After repeated attempts to track and evaluate such arrangements, including bills passed by the Legislature in 2009 and 2011, it appears better safeguards are in place. The state issued a memo last week explaining tighter controls on and better tracking of state employees who contract with Nevada’s government, including recently retired state employees. The administration will also catalog all current contracts between state employees and state government.

The latest controversy to highlight the issue came in September with the case of Frank Woodbeck, who Gov. Brian Sandoval selected to head the Department of Employment, Training and Rehabilitation, or DETR. Unbeknownst to Sandoval at the time of the appointment, and as the Las Vegas Sun first reported, Woodbeck was for a time both a full-time employee of the Commission on Economic Development, a state agency, and contractor for DETR.

Woodbeck had asked the ethics commission for an opinion two years earlier.

And a review of his time cards showed he did his contracting at night and on the weekends, when he wasn’t on the clock for his full-time state job.

The Sandoval administration stood by its appointment of Woodbeck, but promised to crack down on double dipping in the future.

Department of Administration Director Jeff Mohlenkamp issued a memo last week clarifying the steps for state workers, or those who have retired in the past two years, who seek a state contract:

The contracts will now have to be approved by the state Board of Examiners, which is made up of the governor, secretary of state and attorney general.

The change comes thanks to a better relationship between Sandoval and lawmakers than in the previous administration.

Assemblywoman Debbie Smith, D-Sparks, who sponsored the 2009 and 2011 bills aimed at better regulating double dipping, called the regulations “a great step forward.” She said the Sandoval administration “actually checked with me to see if I am comfortable with what the (Board of Examiners) passed.”

That’s a change from the turf wars waged among the Gibbons administration and the legislative and executive branches.
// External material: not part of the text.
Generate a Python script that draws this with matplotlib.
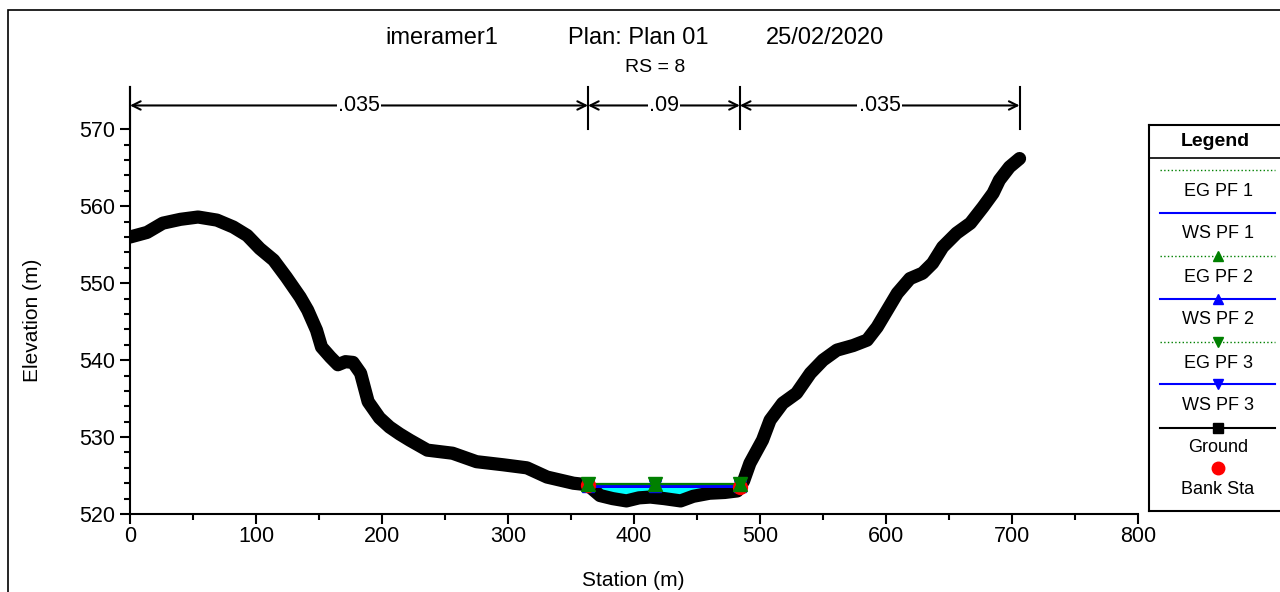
import numpy as np
import matplotlib
matplotlib.use("Agg")
import matplotlib.pyplot as plt
from matplotlib.patches import Rectangle
from matplotlib.ticker import MultipleLocator, FixedLocator

plt.rcParams['font.family'] = ['Liberation Sans', 'DejaVu Sans']

# ground profile (station m, elevation m)
station = [0, 13.5, 26, 40, 54, 69, 82, 93, 103, 114, 124, 135, 141, 148, 152,
           159, 165, 171, 177, 183, 189, 198, 206, 214, 222, 236, 256, 275, 296,
           315, 331, 352, 363, 373, 383, 394, 404, 413, 424, 437, 447, 460, 472,
           482, 487, 492, 502, 508, 518, 529, 540, 550, 561, 574, 585, 593, 601,
           609, 619, 629, 637, 645, 656, 667, 677, 685, 690, 698, 706]
ground = [556.0, 556.6, 557.8, 558.3, 558.6, 558.2, 557.3, 556.2, 554.5, 553.0,
          550.8, 548.2, 546.5, 543.9, 541.7, 540.4, 539.4, 539.8, 539.7, 538.3,
          534.6, 532.5, 531.3, 530.4, 529.6, 528.3, 527.9, 526.8, 526.4, 526.0,
          524.8, 524.0, 523.8, 522.4, 522.0, 521.7, 522.1, 522.2, 522.0, 521.7,
          522.3, 522.7, 522.8, 523.0, 524.3, 526.6, 529.6, 532.2, 534.4, 535.7,
          538.3, 540.0, 541.3, 541.9, 542.6, 544.3, 546.5, 548.7, 550.6, 551.3,
          552.6, 554.7, 556.5, 557.8, 559.9, 561.7, 563.4, 565.1, 566.2]

bank_sta = [363.5, 484]
ws_extent = [364, 484]
ws_elev = {'PF 1': 523.65, 'PF 2': 523.65, 'PF 3': 523.65}
eg_elev = {'PF 1': 523.95, 'PF 2': 523.95, 'PF 3': 523.95}
marker_sta = [363.5, 417, 484]

n_edges = [0, 363.5, 484, 706]
n_values = ['.035', '.09', '.035']

W, H = 1280, 592
fig = plt.figure(figsize=(12.8, 5.92), dpi=100)

# outer frame
fig.patches.append(Rectangle((8 / W, -0.05), 1.1, 1 - 10 / H + 0.05,
                             transform=fig.transFigure, fill=False,
                             edgecolor='black', lw=1.2))

ax = fig.add_axes([130 / W, 1 - 514 / H, (1138 - 130) / W, (514 - 87) / H])
ax.set_xlim(0, 800)
ax.set_ylim(520, 575.5)
for s in ['top', 'right']:
    ax.spines[s].set_visible(False)
ax.spines['left'].set_linewidth(1.5)
ax.spines['bottom'].set_linewidth(1.5)
ax.xaxis.set_major_locator(MultipleLocator(100))
ax.xaxis.set_minor_locator(MultipleLocator(50))
ax.yaxis.set_major_locator(FixedLocator(np.arange(520, 571, 10)))
ax.yaxis.set_minor_locator(FixedLocator(np.arange(520, 571, 2)))
ax.tick_params(which='major', length=7, width=1.5, labelsize=15.5, direction='out')
ax.tick_params(which='minor', length=4, width=1.5, direction='out')
ax.tick_params(axis='x', pad=2)
ax.tick_params(axis='y', pad=4)

fig.text(633 / W, 1 - 580 / H, 'Station (m)', fontsize=15, ha='center', va='center')
fig.text(33 / W, 1 - 320 / H, 'Elevation (m)', fontsize=15, ha='center',
         va='center', rotation=90)

st = np.array(station)
gr = np.array(ground)

# water fill in channel
ws = ws_elev['PF 1']
fine_st = np.linspace(ws_extent[0], ws_extent[1], 400)
fine_gr = np.interp(fine_st, st, gr)
ax.fill_between(fine_st, fine_gr, ws, where=fine_gr < ws, color='cyan', zorder=2)

ax.plot(st, gr, color='black', lw=9.5, solid_joinstyle='round',
        solid_capstyle='round', zorder=3)

# water surface / energy grade lines
ws_marks = {'PF 1': None, 'PF 2': '^', 'PF 3': 'v'}
for pf, mk in ws_marks.items():
    ax.plot(ws_extent, [ws_elev[pf]] * 2, color='blue', lw=2, zorder=4)
    ax.plot(ws_extent, [eg_elev[pf]] * 2, color='green', lw=1.5, zorder=5)
for pf, mk in ws_marks.items():
    if mk is None:
        continue
    ax.plot(marker_sta, [ws_elev[pf]] * 3, ls='none', marker=mk, color='blue',
            ms=9, zorder=4)
bank_el = np.interp(bank_sta, st, gr)
ax.plot(bank_sta, bank_el, ls='none', marker='o', color='red', ms=10, zorder=5)
for pf, mk in ws_marks.items():
    if mk is None:
        continue
    ax.plot(marker_sta, [eg_elev[pf]] * 3, ls='none', marker=mk, color='green',
            ms=10, zorder=6)

# Manning's n bars
y_arrow = 573.1
for x in n_edges:
    ax.plot([x, x], [570.1, 575.5], color='black', lw=1.5, clip_on=False, zorder=7)
for i, lab in enumerate(n_values):
    x0, x1 = n_edges[i], n_edges[i + 1]
    ax.annotate('', xy=(x1, y_arrow), xytext=(x0, y_arrow),
                arrowprops=dict(arrowstyle='<->,head_length=0.6,head_width=0.3',
                                color='black', lw=1.5, shrinkA=0, shrinkB=0),
                annotation_clip=False)
    ax.text((x0 + x1) / 2, y_arrow, lab, ha='center', va='center', fontsize=15.5,
            bbox=dict(facecolor='white', edgecolor='none', pad=1), zorder=8)

# titles
fig.text(385 / W, 1 - 38 / H, 'imeramer1', fontsize=17, va='center', ha='left')
fig.text(568 / W, 1 - 38 / H, 'Plan: Plan 01', fontsize=17, va='center', ha='left')
fig.text(766 / W, 1 - 38 / H, '25/02/2020', fontsize=17, va='center', ha='left')
fig.text(655 / W, 1 - 68 / H, 'RS = 8', fontsize=14, va='center', ha='center')

# legend box (pixel coords)
lg = fig.add_axes([1149 / W, 1 - 511 / H, (1285 - 1149) / W, (511 - 125) / H])
lg.set_xlim(1149, 1285)
lg.set_ylim(511, 125)
lg.set_xticks([])
lg.set_yticks([])
for s in lg.spines.values():
    s.set_linewidth(1.5)
lg.text(1215, 142, 'Legend', fontsize=14, fontweight='bold', ha='center', va='center')
lg.plot([1149, 1285], [158, 158], color='black', lw=1.2)

leg_labels = ['EG PF 1', 'WS PF 1', 'EG PF 2', 'WS PF 2', 'EG PF 3', 'WS PF 3',
              'Ground', 'Bank Sta']
leg_colors = ['green', 'blue', 'green', 'blue', 'green', 'blue', 'black', 'red']
leg_styles = [':', '-', ':', '-', ':', '-', '-', 'none']
leg_marks = [None, None, '^', '^', 'v', 'v', 's', 'o']
leg_line_y = [170, 213, 256, 299, 342, 384, 428, 468]
leg_text_y = [192, 234, 277, 320, 363, 406, 447, 490]
for lab, c, ls, mk, ly, ty in zip(leg_labels, leg_colors, leg_styles, leg_marks,
                                  leg_line_y, leg_text_y):
    if ls != 'none':
        lg.plot([1160, 1275], [ly, ly], color=c, ls=ls,
                lw=1.0 if ls == ':' else 1.5)
    if mk is not None:
        lg.plot([1218], [ly], marker=mk, color=c, ms=7 if mk != 'o' else 9, ls='none')
    lg.text(1218, ty, lab, fontsize=13, ha='center', va='center')

fig.savefig('out.png', dpi=100)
After the 2009 session, the administration bristled at anything it viewed as encroachment on its executive authority, including hiring contractors from among state workers.

At one point, the Gibbons administration was approving changes in the budget by declaring them emergency items, without getting approval from the Legislature, and threatening to challenge the constitutionality of lawmakers’ interim boards if anyone protested.

Mohlenkamp said the Sandoval administration is focusing on contracts approved since July 1, when the new law took effect. But at some point he wants to examine the contracts state employees currently have.

“We intend to get a full understanding of these relationships,” Mohlenkamp said.

Jennifer Lopez, a spokeswoman for the attorney general’s office, told the Nevada News Bureau this month that after reviewing the 2009 Legislative Counsel Bureau audit, the office would not take action against any employees referenced in the audit. As the audit noted, there were no controls in place at the time of the contracts.

Smith said many contracts in question originated with a temporary employment agency the state uses. “It has become obvious there is a serious need for this policy and I would assume the temp agency contracts are the ones that may need some future policy changes,” she said.